Chris Brookmyre: 'The more we immerse ourselves in advanced technology, the more we crave visceral human experience'
- Rowena McIntosh
- 1 November 2017

credit: Paul Reich
Scottish crime-writing giant Chris Brookmyre discusses his new novel, Places in the Darkness, where a murder takes place in space
Places in the Darkness takes crime fiction into space. Eighty years after the Ciudad De Cielo ('the city in the sky') was established, it experiences its first homicide. Jaded former LAPD detective Nikki Freeman is tasked with finding the killer, under the watchful eye of uptight government worker Dr Alice Blake, who has just arrived from Earth. Chris Brookmyre's latest is gripping, exploring the frightening possibilities of advanced technology and set among the CdC's seedy underbelly of base human desires and police corruption, as its author explains.
Why did you decide to set a crime novel in space?
I was intrigued by the idea of somewhere that is advanced and aspirational and yet a place permanently on the edge of existence. People are at all times only metres or even centimetres away from instant death in the cold vacuum of space. I also liked the idea of being able to create my own city with its own history, its own subcultures and its own rules. Nobody can tell me my police procedural details are wrong if I have created my own police force.
Places in the Darkness has a very vivid opener. Did you already have that image in mind when you started the book?
It's a trope of crime fiction to begin with the discovery of a body, so when I came to write this, I thought about how the possibilities of a space station might allow me to twist that convention. I thought about the implications of a crime scene in microgravity – where the body would not just be lying in place – then realised I could take it much further. Also, in writing about hyper-advanced technology and an aspirational civilisation, I wanted to show the ways in which everything can still be reduced to human desires and human weakness, literally broken down to flesh and blood.

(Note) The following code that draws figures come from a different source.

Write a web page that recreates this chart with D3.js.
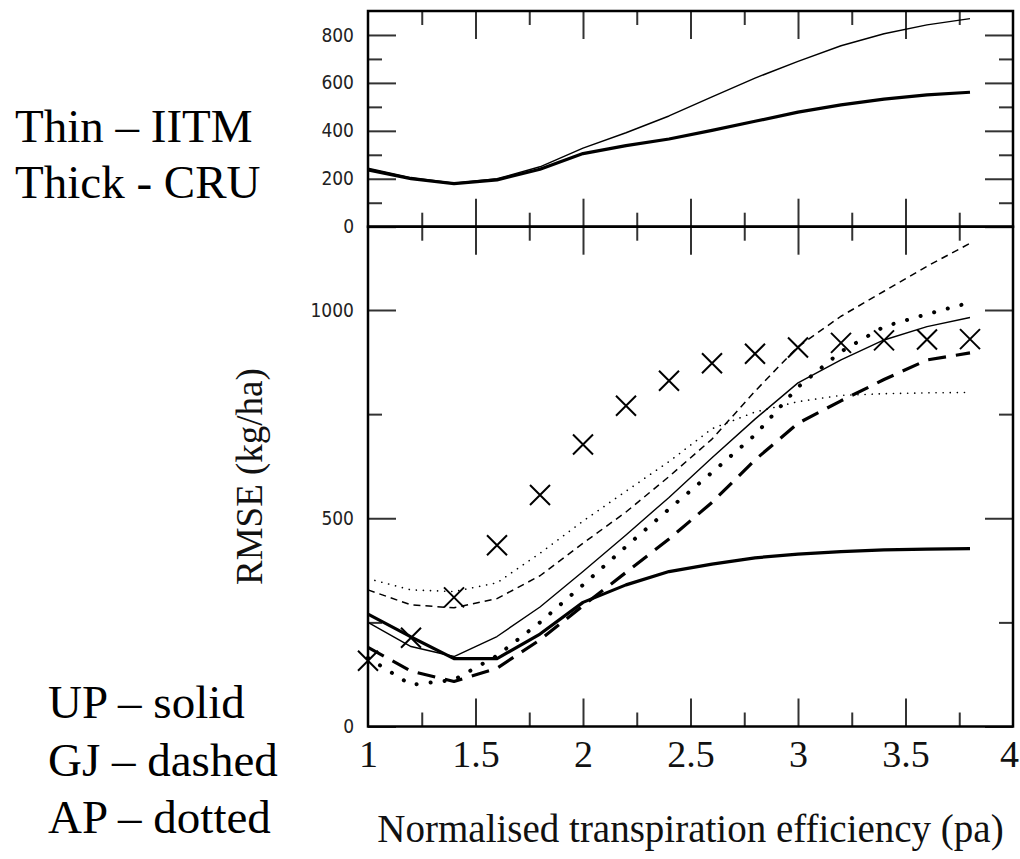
<!DOCTYPE html>
<html>
<head>
<meta charset="utf-8">
<script src="https://cdn.jsdelivr.net/npm/d3@7"></script>
<style>
  body { margin: 0; background: #fff; }
  svg { display: block; }
</style>
</head>
<body>
<div class="chart"></div>
<script>
// Data (pa = normalised transpiration efficiency)
const paValues = [1.0, 1.2, 1.4, 1.6, 1.8, 2.0, 2.2, 2.4, 2.6, 2.8, 3.0, 3.2, 3.4, 3.6, 3.8];

// Top panel: thin = IITM, thick = CRU
const topIITM = [244, 205, 182, 200, 250, 328, 392, 462, 542, 620, 690, 755, 805, 842, 868];
const topCRU  = [237, 200, 180, 195, 240, 305, 338, 366, 402, 440, 478, 508, 532, 550, 561];

// Bottom panel, RMSE (kg/ha)
const upIITM = [250, 192, 168, 216, 287, 372, 460, 550, 645, 738, 825, 880, 928, 960, 982];
const upCRU  = [270, 215, 163, 163, 222, 298, 340, 372, 390, 405, 414, 420, 424, 426, 427];
const gjIITM = [328, 292, 285, 307, 362, 440, 515, 600, 690, 805, 912, 985, 1045, 1105, 1160];
const gjCRU  = [190, 133, 108, 140, 208, 290, 370, 450, 538, 640, 728, 782, 833, 880, 897];
const apIITM = [355, 328, 324, 345, 416, 493, 565, 636, 715, 755, 780, 795, 799, 801, 802];
const apCRU  = [165, 100, 112, 170, 250, 340, 432, 522, 610, 700, 815, 900, 960, 990, 1018];
const crosses = [158, 213, 310, 435, 556, 677, 770, 830, 872, 895, 910, 921, 927, 929, 930];

// Tick values
const xMajorTicks = [1, 1.5, 2, 2.5, 3, 3.5, 4];
const xMinorTicks = [1.25, 1.75, 2.25, 2.75, 3.25, 3.75];
const topMajorTicks = [0, 200, 400, 600, 800];
const topMinorTicks = [100, 300, 500, 700];
const botMajorTicks = [0, 500, 1000];
const botMinorTicks = [250, 750];

const width = 1020;
const height = 859;
const left = 368, right = 1013;
const topY0 = 11, midY = 226.7, botY = 726.5;

const serif = "'Liberation Serif', 'Times New Roman', serif";

const svg = d3.select(".chart")
  .append("svg")
  .attr("width", width)
  .attr("height", height);

// Scales
const x = d3.scaleLinear().domain([1, 4]).range([left, right]);
const yTop = d3.scaleLinear().domain([0, 900]).range([midY, topY0]);
const yBot = d3.scaleLinear().domain([0, 1200]).range([botY, midY]);

const majorLen = 28, minorLen = 14;

// helper to add an axis of ticks only
function ticks(axis, tx, ty, showLabels) {
  const g = svg.append("g")
    .attr("transform", `translate(${tx},${ty})`)
    .call(axis);
  g.select(".domain").remove();
  g.selectAll(".tick line").attr("stroke", "#333").attr("stroke-width", 2);
  if (!showLabels) g.selectAll(".tick text").remove();
  return g;
}

// Y ticks, top panel
const topLabels = ticks(d3.axisLeft(yTop).tickValues(topMajorTicks).tickFormat(d3.format("d"))
  .tickSizeInner(-majorLen).tickSizeOuter(0).tickPadding(14), left, 0, true);
ticks(d3.axisLeft(yTop).tickValues(topMinorTicks).tickSizeInner(-minorLen).tickSizeOuter(0), left, 0, false);
ticks(d3.axisRight(yTop).tickValues(topMajorTicks).tickSizeInner(-majorLen).tickSizeOuter(0), right, 0, false);
ticks(d3.axisRight(yTop).tickValues(topMinorTicks).tickSizeInner(-minorLen).tickSizeOuter(0), right, 0, false);

// Y ticks, bottom panel
const botLabels = ticks(d3.axisLeft(yBot).tickValues(botMajorTicks).tickFormat(d3.format("d"))
  .tickSizeInner(-majorLen).tickSizeOuter(0).tickPadding(14), left, 0, true);
ticks(d3.axisLeft(yBot).tickValues(botMinorTicks).tickSizeInner(-minorLen).tickSizeOuter(0), left, 0, false);
ticks(d3.axisRight(yBot).tickValues(botMajorTicks).tickSizeInner(-majorLen).tickSizeOuter(0), right, 0, false);
ticks(d3.axisRight(yBot).tickValues(botMinorTicks).tickSizeInner(-minorLen).tickSizeOuter(0), right, 0, false);

[topLabels, botLabels].forEach(g => {
  g.selectAll(".tick text")
    .attr("font-family", "'DejaVu Sans Condensed', 'DejaVu Sans', sans-serif")
    .attr("font-size", 19)
    .attr("fill", "#222");
});

// X ticks on every horizontal border
const xTickRows = [
  { y: topY0, make: d3.axisTop },
  { y: midY, make: d3.axisBottom },
  { y: midY, make: d3.axisTop },
  { y: botY, make: d3.axisBottom }
];
xTickRows.forEach(r => {
  ticks(r.make(x).tickValues(xMajorTicks.slice(1, -1)).tickSizeInner(-majorLen).tickSizeOuter(0), 0, r.y, false);
  ticks(r.make(x).tickValues(xMinorTicks).tickSizeInner(-minorLen).tickSizeOuter(0), 0, r.y, false);
});

// X tick labels
const xLabels = svg.append("g")
  .attr("transform", `translate(0,${botY})`)
  .call(d3.axisBottom(x).tickValues(xMajorTicks).tickSize(0).tickPadding(14).tickFormat(d3.format("")));
xLabels.select(".domain").remove();
xLabels.selectAll(".tick text")
  .attr("font-family", serif)
  .attr("font-size", 38)
  .attr("fill", "#111")
  .attr("dx", d => d === 4 ? -4 : 0);

// Panel frames
svg.append("rect")
  .attr("x", left).attr("y", topY0)
  .attr("width", right - left).attr("height", midY - topY0)
  .attr("fill", "none").attr("stroke", "#000").attr("stroke-width", 2.5);
svg.append("rect")
  .attr("x", left).attr("y", midY)
  .attr("width", right - left).attr("height", botY - midY)
  .attr("fill", "none").attr("stroke", "#000").attr("stroke-width", 2.5);

// Lines
function drawLine(values, yScale, width, dash) {
  const line = d3.line()
    .x((d, i) => x(paValues[i]))
    .y(d => yScale(d));
  svg.append("path")
    .datum(values)
    .attr("d", line)
    .attr("fill", "none")
    .attr("stroke", "#000")
    .attr("stroke-width", width)
    .attr("stroke-linecap", dash && dash.startsWith("0.1") ? "round" : "butt")
    .attr("stroke-linejoin", "round")
    .attr("stroke-dasharray", dash || null);
}

// top panel
drawLine(topIITM, yTop, 1.4);
drawLine(topCRU, yTop, 3.2);

// bottom panel
drawLine(apIITM, yBot, 1.6, "0.1,7");
drawLine(gjIITM, yBot, 1.5, "7,5");
drawLine(upIITM, yBot, 1.4);
drawLine(apCRU, yBot, 4, "0.1,14");
drawLine(gjCRU, yBot, 3.2, "18,10");
drawLine(upCRU, yBot, 3.2);

// Observed RMSE crosses
const r = 10;
svg.append("g")
  .selectAll("path")
  .data(crosses)
  .join("path")
  .attr("d", (d, i) => {
    const cx = x(paValues[i]), cy = yBot(d);
    return `M${cx - r},${cy - r}L${cx + r},${cy + r}M${cx - r},${cy + r}L${cx + r},${cy - r}`;
  })
  .attr("stroke", "#000")
  .attr("stroke-width", 2)
  .attr("fill", "none");

// Axis titles
svg.append("text")
  .attr("x", (left + right) / 2)
  .attr("y", 842)
  .attr("text-anchor", "middle")
  .attr("font-family", serif)
  .attr("font-size", 39)
  .attr("fill", "#111")
  .text("Normalised transpiration efficiency (pa)");

svg.append("text")
  .attr("transform", `translate(262,${(midY + botY) / 2}) rotate(-90)`)
  .attr("text-anchor", "middle")
  .attr("font-family", serif)
  .attr("font-size", 37)
  .attr("fill", "#111")
  .text("RMSE (kg/ha)");

// Side notes
const notes = [
  { t: "Thin – IITM", x: 15, y: 142 },
  { t: "Thick - CRU", x: 15, y: 198 },
  { t: "UP – solid", x: 48, y: 718 },
  { t: "GJ – dashed", x: 48, y: 776 },
  { t: "AP – dotted", x: 48, y: 833 }
];
svg.append("g")
  .selectAll("text")
  .data(notes)
  .join("text")
  .attr("x", d => d.x)
  .attr("y", d => d.y)
  .attr("font-family", serif)
  .attr("font-size", 47)
  .attr("fill", "#000")
  .text(d => d.t);
</script>
</body>
</html>
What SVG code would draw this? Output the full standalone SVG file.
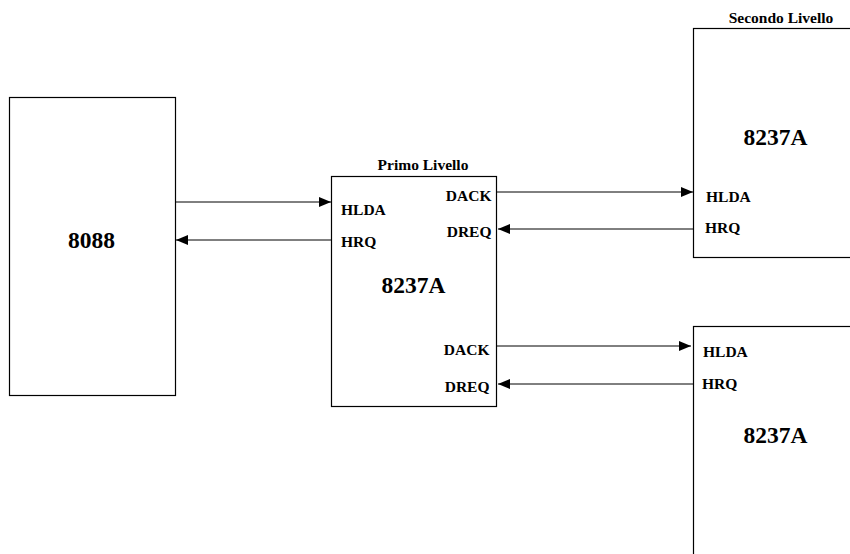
<svg xmlns="http://www.w3.org/2000/svg" width="850" height="554" viewBox="0 0 850 554">
<style>
.box{fill:#fff;stroke:#000;stroke-width:1.2}
.big{font-family:"Liberation Serif","Times New Roman",serif;font-weight:bold;font-size:23.5px;fill:#000}
.lbl{font-family:"Liberation Serif","Times New Roman",serif;font-weight:bold;font-size:15.5px;fill:#000}
.ttl{font-family:"Liberation Serif","Times New Roman",serif;font-weight:bold;font-size:15.5px;fill:#000}
.c{stroke:#000;stroke-width:1;fill:none;marker-end:url(#ah)}
</style>
<defs>
<marker id="ah" markerUnits="userSpaceOnUse" markerWidth="12" markerHeight="10" viewBox="0 0 12 10" refX="12" refY="5" orient="auto">
<path d="M0,0 L12,5 L0,10 Z" fill="#000"/>
</marker>
</defs>
<rect width="850" height="554" fill="#fff"/>
<g id="cpu8088">
<rect class="box" x="9.5" y="97.5" width="166" height="298"/>
<text class="big" x="91.5" y="248" text-anchor="middle">8088</text>
</g>
<g id="primo">
<text class="ttl" x="423" y="169.5" text-anchor="middle">Primo Livello</text>
<rect class="box" x="331.5" y="176.5" width="165" height="230"/>
<text class="lbl" x="341" y="215">HLDA</text>
<text class="lbl" x="341" y="247">HRQ</text>
<text class="lbl" x="491.5" y="200.5" text-anchor="end">DACK</text>
<text class="lbl" x="491.5" y="237" text-anchor="end">DREQ</text>
<text class="big" x="413.5" y="293" text-anchor="middle">8237A</text>
<text class="lbl" x="489.5" y="355" text-anchor="end">DACK</text>
<text class="lbl" x="489.5" y="392" text-anchor="end">DREQ</text>
</g>
<g id="secondo1">
<text class="ttl" x="781" y="23" text-anchor="middle">Secondo Livello</text>
<rect class="box" x="693.5" y="28.5" width="170" height="229"/>
<text class="big" x="775.5" y="145" text-anchor="middle">8237A</text>
<text class="lbl" x="706" y="202">HLDA</text>
<text class="lbl" x="705" y="233">HRQ</text>
</g>
<g id="secondo2">
<rect class="box" x="693.5" y="326.5" width="170" height="240"/>
<text class="lbl" x="703" y="357">HLDA</text>
<text class="lbl" x="702" y="389">HRQ</text>
<text class="big" x="775.5" y="443" text-anchor="middle">8237A</text>
</g>
<g id="connectors">
<line class="c" x1="176" y1="202" x2="331" y2="202"/>
<line class="c" x1="331" y1="240" x2="176" y2="240"/>
<line class="c" x1="497" y1="192" x2="693" y2="192"/>
<line class="c" x1="693" y1="229" x2="498" y2="229"/>
<line class="c" x1="497" y1="346" x2="691" y2="346"/>
<line class="c" x1="693" y1="384" x2="498" y2="384"/>
</g>
</svg>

What books or films inspired you in creating this futuristic world on the Ciudad de Cielo?
I actually set out to create a space station environment that was deliberately unlike any I was familiar with from films. I had read a lot about early space exploration, including several memoirs by astronauts, which made me think about the logistical and practical considerations of life in space. So many problems arose from the absence of gravity, which is why CdC comprises two giant wheels creating artificial gravity environments. However, if there is one movie that I have a debt to for this book, it is The Big Easy. As the book is about police corruption, the relationship between Dennis Quaid's Remy McSwain and Ellen Barkin's Anne Osborn was the inspiration for the relationship in Places in the Darkness between Nikki "Fixx" Freeman and Alice Blake.
There are no Scottish characters in this book, but there is a lot of Scotch whisky. Why was that so important to the story?
It is a book about the Caveman Principle: how the more we immerse ourselves in a world of advanced technology (and in this case the further we get from Earth), the more we crave visceral human experience. Hence CdC has a massive underground economy of sex, nightclubs, fight clubs and bootleg booze, especially single malts. The likes of Glenfarclas and Glenfiddich are particularly prized on CdC because they have both a history and a geography that connect them to the Earth.